Eldora Circle, a 120-unit senior living community in Singapore, launched operations with an AI-powered infrastructure handling health monitoring, emergency response, meal planning, and social coordination — no human caregivers employed on-site.

Singapore's Eldora Circle Pilots AI-Run Residential Community for Seniors, Zero Human Care Staff On-Site

Eldora Circle, a 120-unit senior living community in Singapore's Tengah estate, opened its doors on October 15th with a defining characteristic: it employs zero human caregivers on-site. Instead, the 78 residents are cared for entirely by an AI system named AEGIS (Autonomous Elderly Guidance and Intelligence System), developed by Singaporean healthtech firm Luminara in partnership with the Housing and Development Board.

How AEGIS Operates

AEGIS is not a single device but a distributed AI infrastructure woven throughout the community. Each unit is equipped with a wall-mounted sensor array monitoring temperature, air quality, movement patterns, and sleep quality via passive infrared and radar-based sensing — no wearable devices required. Residents' vital signs are estimated continuously through these ambient sensors, with the system capable of detecting early signs of dehydration, fever, or mobility decline.

The system also manages emergency response. If AEGIS detects a fall or prolonged inactivity, it dispatches a robotic companion unit — a 45 cm tall autonomous robot named MOVA — to the resident's location. MOVA carries a two-way video screen connecting the resident to a remote human medical team available 24/7. For non-emergency situations, MOVA serves as a social companion, prompting conversations, leading exercise sessions, and delivering medication reminders.

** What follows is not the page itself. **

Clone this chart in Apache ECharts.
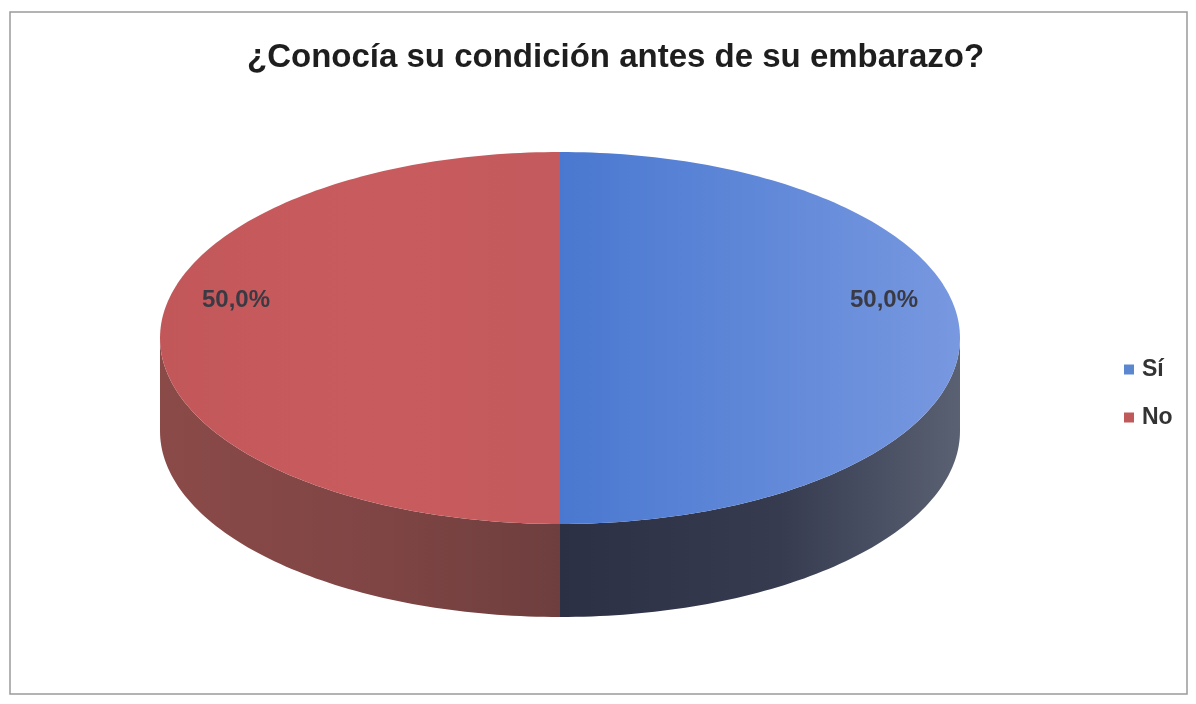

Meal Planning and Dietary Intelligence

Food is customized to each resident's medical profile. AEGIS interfaces with residents' electronic health records (with consent) to identify dietary restrictions — for example, residents with dysphagia receive texture-modified meals 3D-printed by the on-site kitchen robot, while those with diabetes see automatically adjusted carbohydrate content. Weekly menus are generated by a large language model fine-tuned on nutritional science literature, reviewed weekly by a remote registered dietitian.

Regulatory Approval and Ethical Oversight

The project required approval from Singapore's Ministry of Health and the Personal Data Protection Commission. As a condition of licensing, Eldora Circle must retain a remote human clinical oversight team — physicians available by video call within 60 seconds — and submit monthly incident reports for the first two years. An independent ethics board comprising gerontologists, AI researchers, and community advocates conducts quarterly audits.

What Residents Say

Reactions among the 78 initial residents have been mixed but leaning positive. Madam Tan Li Hua, 82, told reporters she was "surprised by how much the little robot remembers about me — it knows I prefer Mandarin conversations about food." Others expressed initial discomfort with the absence of human contact, a concern Luminara says it addresses by providing weekly scheduled video calls with family members through the AEGIS interface.

Costs and Scalability

Monthly fees at Eldora Circle are SGD 3,800 (approximately USD 2,800), significantly below Singapore's average assisted living cost of SGD 5,500–8,000. Luminara is in discussions with governments in Japan, South Korea, and the UAE to replicate the model. If the two-year pilot demonstrates safety outcomes comparable to traditional facilities, the company estimates it could reduce senior care costs by up to 40 percent in markets facing acute caregiver shortages.